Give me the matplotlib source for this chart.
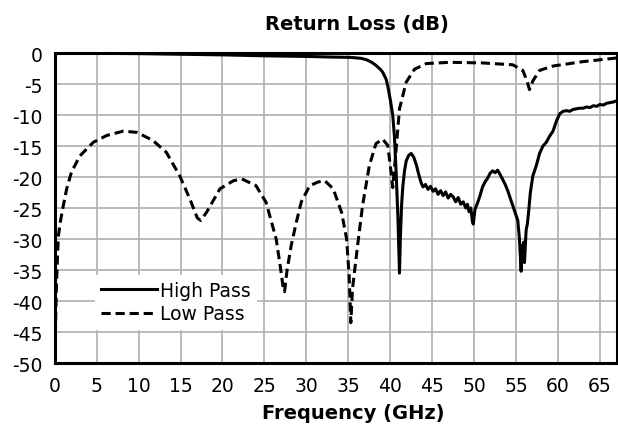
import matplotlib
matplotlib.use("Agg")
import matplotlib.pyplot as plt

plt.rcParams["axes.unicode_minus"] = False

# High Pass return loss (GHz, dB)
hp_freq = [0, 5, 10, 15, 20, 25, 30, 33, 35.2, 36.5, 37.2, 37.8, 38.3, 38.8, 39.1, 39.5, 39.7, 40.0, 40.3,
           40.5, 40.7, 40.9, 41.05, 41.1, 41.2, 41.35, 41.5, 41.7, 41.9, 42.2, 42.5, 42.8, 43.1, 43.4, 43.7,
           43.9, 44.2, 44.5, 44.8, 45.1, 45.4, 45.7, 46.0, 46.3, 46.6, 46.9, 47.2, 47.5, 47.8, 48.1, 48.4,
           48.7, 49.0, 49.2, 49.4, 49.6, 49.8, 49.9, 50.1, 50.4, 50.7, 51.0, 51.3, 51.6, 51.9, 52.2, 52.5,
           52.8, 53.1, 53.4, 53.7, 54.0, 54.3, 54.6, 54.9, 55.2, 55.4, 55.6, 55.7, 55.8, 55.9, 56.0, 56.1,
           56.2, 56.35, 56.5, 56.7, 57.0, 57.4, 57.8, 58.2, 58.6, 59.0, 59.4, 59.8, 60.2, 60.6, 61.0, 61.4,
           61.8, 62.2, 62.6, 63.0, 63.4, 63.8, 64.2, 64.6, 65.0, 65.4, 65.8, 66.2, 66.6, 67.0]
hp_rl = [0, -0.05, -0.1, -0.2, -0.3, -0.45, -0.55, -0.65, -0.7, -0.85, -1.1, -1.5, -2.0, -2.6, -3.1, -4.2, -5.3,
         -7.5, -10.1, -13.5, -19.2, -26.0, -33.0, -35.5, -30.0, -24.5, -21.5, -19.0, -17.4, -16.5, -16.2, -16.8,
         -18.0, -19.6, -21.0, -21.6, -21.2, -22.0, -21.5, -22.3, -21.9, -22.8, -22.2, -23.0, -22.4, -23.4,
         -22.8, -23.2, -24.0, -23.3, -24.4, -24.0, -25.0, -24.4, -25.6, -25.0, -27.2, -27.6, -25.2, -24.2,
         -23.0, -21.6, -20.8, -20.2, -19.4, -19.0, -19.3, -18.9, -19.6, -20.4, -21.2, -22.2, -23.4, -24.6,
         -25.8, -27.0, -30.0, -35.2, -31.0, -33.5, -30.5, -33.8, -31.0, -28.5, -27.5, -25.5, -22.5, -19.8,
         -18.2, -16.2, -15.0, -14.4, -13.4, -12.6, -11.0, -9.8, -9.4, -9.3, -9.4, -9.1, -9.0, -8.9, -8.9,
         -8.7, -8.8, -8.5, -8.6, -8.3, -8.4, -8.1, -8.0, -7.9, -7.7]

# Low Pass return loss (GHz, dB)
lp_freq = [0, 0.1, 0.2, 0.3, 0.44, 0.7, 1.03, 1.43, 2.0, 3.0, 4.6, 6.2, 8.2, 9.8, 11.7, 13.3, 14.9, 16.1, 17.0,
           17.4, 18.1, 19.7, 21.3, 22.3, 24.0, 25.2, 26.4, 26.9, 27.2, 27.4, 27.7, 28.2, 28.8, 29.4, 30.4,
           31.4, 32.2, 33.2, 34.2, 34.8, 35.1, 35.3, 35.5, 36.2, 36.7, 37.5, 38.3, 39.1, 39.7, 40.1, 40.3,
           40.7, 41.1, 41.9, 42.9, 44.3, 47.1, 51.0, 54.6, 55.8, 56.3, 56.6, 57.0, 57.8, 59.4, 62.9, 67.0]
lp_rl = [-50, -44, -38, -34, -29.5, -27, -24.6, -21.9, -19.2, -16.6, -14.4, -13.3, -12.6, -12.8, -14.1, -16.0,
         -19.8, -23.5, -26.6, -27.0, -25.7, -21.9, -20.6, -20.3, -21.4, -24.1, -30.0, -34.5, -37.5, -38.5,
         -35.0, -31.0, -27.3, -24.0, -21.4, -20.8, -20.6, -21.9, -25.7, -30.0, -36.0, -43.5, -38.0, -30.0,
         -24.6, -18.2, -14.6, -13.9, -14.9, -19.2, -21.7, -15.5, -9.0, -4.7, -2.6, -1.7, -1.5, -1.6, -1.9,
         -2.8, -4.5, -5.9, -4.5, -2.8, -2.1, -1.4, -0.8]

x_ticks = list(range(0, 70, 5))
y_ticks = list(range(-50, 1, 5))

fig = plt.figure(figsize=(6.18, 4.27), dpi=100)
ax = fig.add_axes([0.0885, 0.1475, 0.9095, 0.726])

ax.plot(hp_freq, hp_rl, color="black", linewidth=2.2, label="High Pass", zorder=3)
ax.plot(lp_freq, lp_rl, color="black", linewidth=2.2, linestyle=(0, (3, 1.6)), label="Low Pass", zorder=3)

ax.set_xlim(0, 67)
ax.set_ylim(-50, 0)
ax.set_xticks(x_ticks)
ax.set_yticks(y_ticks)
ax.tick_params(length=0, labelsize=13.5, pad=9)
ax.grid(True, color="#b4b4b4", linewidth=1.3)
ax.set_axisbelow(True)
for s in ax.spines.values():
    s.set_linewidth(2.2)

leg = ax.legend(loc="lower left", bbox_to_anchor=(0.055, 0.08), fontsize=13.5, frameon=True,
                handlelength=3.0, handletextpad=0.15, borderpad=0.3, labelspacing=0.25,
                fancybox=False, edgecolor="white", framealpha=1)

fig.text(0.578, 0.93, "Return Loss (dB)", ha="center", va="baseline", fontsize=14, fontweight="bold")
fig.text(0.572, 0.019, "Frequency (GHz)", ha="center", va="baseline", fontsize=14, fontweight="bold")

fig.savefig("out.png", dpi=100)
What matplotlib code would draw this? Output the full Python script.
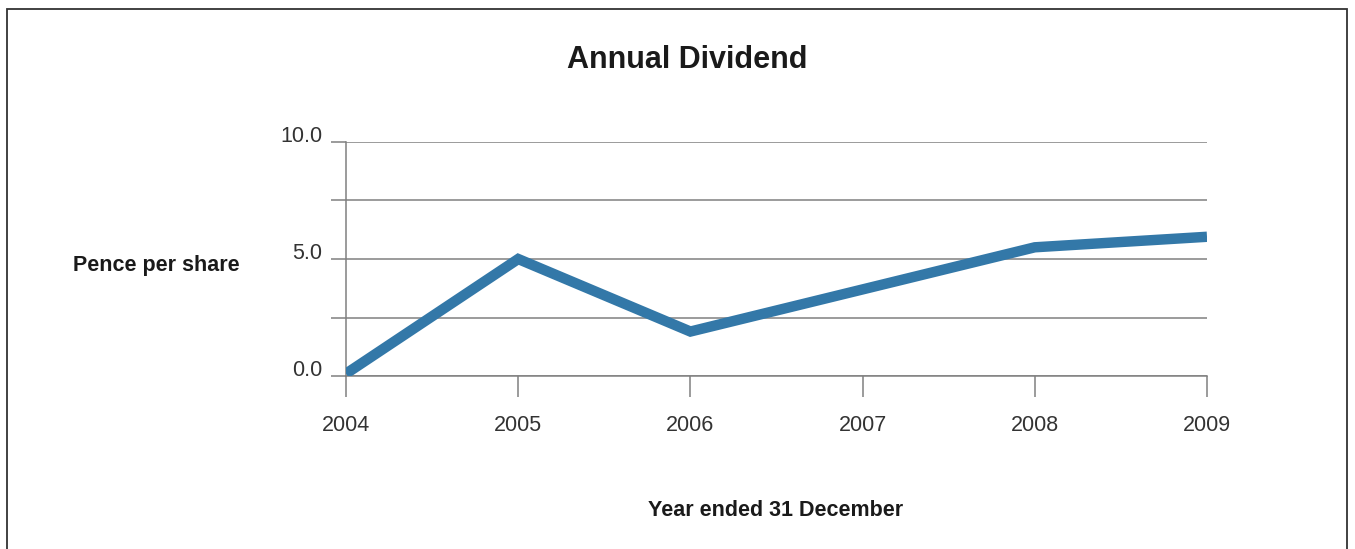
────
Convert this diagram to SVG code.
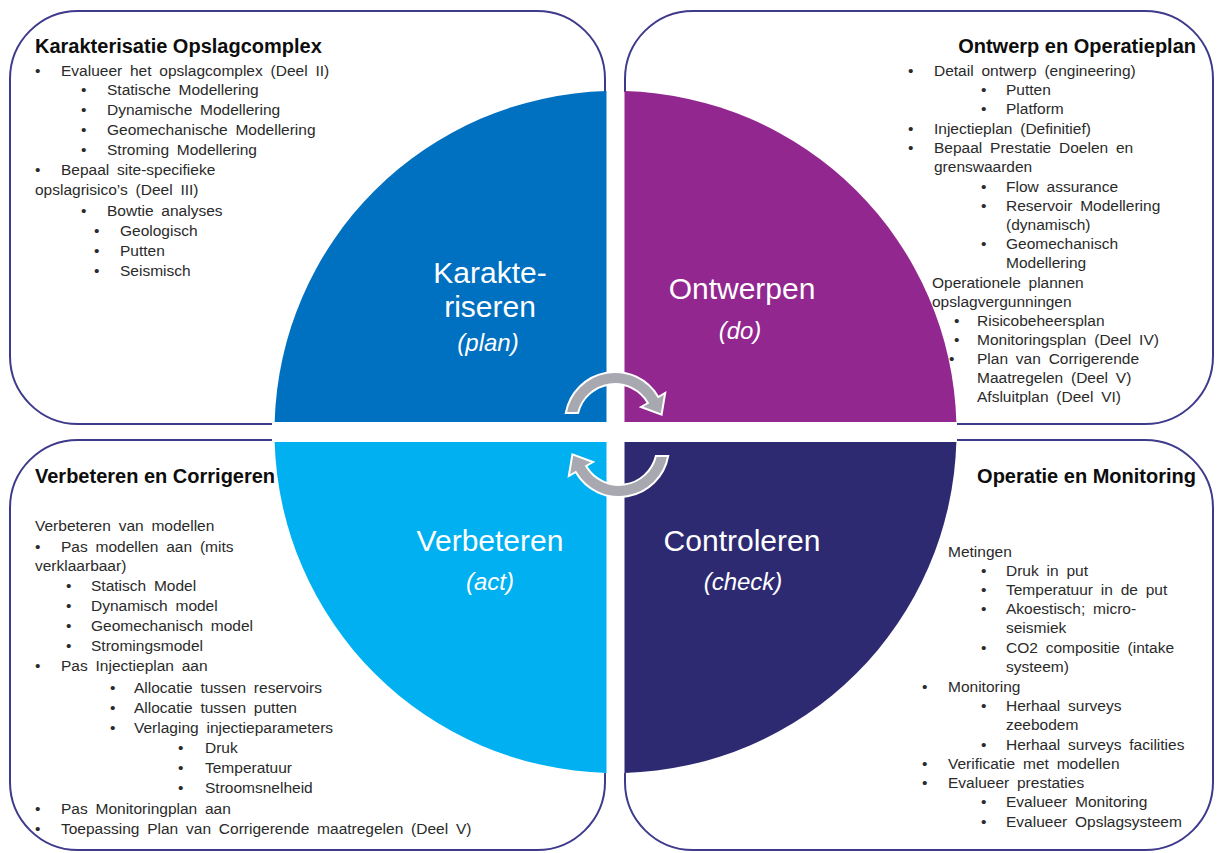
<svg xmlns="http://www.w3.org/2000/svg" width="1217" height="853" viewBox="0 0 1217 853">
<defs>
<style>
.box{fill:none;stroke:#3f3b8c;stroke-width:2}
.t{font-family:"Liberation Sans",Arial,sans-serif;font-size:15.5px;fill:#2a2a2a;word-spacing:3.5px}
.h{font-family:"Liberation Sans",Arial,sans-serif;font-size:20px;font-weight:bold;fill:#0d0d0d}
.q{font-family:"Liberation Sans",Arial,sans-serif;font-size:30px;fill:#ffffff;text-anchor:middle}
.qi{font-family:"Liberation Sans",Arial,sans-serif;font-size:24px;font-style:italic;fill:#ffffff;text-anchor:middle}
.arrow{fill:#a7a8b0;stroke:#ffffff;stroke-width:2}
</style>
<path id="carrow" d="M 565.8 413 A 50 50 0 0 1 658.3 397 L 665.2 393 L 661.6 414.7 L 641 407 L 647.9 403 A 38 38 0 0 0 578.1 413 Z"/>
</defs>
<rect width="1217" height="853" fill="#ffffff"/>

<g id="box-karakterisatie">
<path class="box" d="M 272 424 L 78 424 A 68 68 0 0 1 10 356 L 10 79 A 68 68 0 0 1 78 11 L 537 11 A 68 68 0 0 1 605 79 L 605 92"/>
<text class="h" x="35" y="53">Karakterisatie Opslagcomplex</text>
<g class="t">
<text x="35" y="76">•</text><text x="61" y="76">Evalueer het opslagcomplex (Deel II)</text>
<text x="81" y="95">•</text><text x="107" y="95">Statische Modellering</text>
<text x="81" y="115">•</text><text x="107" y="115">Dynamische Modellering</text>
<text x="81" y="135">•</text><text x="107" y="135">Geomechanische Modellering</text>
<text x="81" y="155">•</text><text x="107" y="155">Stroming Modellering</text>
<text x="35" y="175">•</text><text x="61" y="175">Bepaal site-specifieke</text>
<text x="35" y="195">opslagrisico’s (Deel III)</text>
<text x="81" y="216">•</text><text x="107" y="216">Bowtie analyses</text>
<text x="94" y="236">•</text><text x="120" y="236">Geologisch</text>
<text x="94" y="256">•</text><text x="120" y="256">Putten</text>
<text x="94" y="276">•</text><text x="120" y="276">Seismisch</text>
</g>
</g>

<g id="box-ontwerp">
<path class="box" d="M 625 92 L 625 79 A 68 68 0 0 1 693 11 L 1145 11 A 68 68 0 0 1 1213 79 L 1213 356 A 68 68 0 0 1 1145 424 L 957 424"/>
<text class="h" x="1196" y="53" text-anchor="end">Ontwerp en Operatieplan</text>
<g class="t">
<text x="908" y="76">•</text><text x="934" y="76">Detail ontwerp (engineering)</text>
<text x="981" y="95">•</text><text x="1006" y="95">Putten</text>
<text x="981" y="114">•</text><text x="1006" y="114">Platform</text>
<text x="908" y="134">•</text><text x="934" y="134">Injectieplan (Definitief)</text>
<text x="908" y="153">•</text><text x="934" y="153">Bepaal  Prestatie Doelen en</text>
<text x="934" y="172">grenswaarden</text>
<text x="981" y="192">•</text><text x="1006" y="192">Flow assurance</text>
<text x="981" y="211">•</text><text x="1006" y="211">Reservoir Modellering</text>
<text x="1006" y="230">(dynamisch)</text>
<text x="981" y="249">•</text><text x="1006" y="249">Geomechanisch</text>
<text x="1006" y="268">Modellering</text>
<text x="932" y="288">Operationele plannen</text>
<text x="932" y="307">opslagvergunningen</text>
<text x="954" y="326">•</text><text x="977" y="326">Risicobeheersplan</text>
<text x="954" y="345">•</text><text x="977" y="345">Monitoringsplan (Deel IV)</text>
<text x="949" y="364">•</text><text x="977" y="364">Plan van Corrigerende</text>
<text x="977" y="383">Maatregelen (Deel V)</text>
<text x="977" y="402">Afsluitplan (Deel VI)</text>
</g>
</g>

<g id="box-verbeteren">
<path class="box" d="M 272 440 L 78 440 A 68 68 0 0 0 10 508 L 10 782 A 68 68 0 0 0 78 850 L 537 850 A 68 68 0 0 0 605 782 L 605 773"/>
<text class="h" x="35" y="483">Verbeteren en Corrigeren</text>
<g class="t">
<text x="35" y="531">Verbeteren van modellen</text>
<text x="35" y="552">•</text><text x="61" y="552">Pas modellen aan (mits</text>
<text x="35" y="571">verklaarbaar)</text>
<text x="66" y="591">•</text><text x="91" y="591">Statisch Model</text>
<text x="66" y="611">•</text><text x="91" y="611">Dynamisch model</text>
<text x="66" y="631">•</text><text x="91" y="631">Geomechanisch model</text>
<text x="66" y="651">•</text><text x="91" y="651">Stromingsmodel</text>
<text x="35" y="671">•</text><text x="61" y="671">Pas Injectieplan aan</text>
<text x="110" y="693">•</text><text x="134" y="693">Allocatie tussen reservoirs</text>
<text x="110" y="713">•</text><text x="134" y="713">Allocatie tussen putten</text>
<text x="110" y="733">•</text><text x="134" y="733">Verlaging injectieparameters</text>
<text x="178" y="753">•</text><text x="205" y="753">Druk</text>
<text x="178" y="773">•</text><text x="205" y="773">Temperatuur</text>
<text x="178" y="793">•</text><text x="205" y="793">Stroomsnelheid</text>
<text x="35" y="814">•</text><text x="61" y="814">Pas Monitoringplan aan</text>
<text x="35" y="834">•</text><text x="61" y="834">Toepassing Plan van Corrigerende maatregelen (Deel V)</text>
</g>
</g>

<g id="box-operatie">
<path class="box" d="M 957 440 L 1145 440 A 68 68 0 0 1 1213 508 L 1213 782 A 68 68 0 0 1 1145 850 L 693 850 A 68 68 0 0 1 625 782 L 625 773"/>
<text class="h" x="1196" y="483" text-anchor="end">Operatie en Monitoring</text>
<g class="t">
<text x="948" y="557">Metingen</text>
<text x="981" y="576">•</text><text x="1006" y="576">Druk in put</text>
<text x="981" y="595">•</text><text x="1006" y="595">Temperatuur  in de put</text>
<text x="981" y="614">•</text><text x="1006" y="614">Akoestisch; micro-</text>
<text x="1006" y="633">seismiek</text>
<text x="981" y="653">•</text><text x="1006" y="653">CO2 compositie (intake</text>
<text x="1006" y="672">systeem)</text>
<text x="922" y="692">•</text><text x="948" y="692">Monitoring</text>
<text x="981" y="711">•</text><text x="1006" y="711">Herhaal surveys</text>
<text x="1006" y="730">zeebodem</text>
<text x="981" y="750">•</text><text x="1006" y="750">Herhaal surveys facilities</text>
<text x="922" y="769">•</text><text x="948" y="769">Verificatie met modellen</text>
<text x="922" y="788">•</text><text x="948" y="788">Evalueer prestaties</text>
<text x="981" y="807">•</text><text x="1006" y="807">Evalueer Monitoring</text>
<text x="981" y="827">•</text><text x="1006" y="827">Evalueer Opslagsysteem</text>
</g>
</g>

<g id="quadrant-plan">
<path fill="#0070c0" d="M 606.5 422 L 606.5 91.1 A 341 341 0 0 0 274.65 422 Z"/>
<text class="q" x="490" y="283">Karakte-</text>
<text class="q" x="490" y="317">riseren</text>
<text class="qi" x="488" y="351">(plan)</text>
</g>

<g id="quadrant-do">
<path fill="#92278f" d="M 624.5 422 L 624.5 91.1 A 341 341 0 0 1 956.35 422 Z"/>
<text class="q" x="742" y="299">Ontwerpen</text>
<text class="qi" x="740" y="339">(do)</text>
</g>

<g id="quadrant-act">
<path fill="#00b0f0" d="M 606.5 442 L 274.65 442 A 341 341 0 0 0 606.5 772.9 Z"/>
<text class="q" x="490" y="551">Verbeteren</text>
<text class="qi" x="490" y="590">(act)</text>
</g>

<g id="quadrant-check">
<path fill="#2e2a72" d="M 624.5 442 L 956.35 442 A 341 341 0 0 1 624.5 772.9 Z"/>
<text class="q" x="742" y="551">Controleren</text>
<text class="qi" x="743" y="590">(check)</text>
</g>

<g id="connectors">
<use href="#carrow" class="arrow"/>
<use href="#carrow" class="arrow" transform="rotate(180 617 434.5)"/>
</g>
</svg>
────
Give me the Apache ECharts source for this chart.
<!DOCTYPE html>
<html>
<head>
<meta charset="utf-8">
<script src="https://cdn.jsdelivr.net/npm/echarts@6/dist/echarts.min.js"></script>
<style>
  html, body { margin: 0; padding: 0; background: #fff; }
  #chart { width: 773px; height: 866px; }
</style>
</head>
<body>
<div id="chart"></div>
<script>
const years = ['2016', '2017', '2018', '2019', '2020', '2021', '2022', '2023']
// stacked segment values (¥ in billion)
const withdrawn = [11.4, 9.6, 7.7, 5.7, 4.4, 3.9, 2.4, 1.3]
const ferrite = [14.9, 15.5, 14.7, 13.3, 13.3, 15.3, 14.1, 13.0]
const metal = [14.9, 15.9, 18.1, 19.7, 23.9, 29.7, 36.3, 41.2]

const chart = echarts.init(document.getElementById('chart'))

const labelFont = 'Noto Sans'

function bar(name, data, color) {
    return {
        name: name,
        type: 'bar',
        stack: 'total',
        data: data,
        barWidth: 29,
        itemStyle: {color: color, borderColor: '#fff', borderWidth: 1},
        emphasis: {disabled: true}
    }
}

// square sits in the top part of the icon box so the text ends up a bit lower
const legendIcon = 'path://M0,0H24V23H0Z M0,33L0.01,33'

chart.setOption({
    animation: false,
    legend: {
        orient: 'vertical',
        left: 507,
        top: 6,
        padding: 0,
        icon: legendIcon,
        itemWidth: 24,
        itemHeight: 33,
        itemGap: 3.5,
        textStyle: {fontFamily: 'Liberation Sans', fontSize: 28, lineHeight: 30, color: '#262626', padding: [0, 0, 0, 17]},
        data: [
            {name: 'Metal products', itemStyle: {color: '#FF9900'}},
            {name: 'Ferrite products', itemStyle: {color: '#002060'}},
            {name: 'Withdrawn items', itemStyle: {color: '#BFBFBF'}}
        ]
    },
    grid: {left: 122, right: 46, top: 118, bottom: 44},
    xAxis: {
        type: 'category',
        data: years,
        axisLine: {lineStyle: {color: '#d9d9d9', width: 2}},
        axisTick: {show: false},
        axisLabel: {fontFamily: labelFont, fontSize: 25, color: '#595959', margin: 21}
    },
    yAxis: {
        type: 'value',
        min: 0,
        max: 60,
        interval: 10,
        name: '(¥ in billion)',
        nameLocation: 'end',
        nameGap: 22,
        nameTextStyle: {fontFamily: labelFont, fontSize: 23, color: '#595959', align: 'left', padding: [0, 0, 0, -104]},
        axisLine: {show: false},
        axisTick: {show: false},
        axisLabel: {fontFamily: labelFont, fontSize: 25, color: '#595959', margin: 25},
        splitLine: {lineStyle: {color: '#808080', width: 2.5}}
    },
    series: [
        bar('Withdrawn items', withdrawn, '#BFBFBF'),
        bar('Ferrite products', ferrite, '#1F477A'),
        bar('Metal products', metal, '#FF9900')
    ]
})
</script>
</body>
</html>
────
- Exercise
Copy out every line of the material above that mentions the word "script".

- Full solution
What matplotlib code would draw this? Output the full Python script.
<script src="https://cdn.jsdelivr.net/npm/echarts@6/dist/echarts.min.js"></script>
<script>
</script>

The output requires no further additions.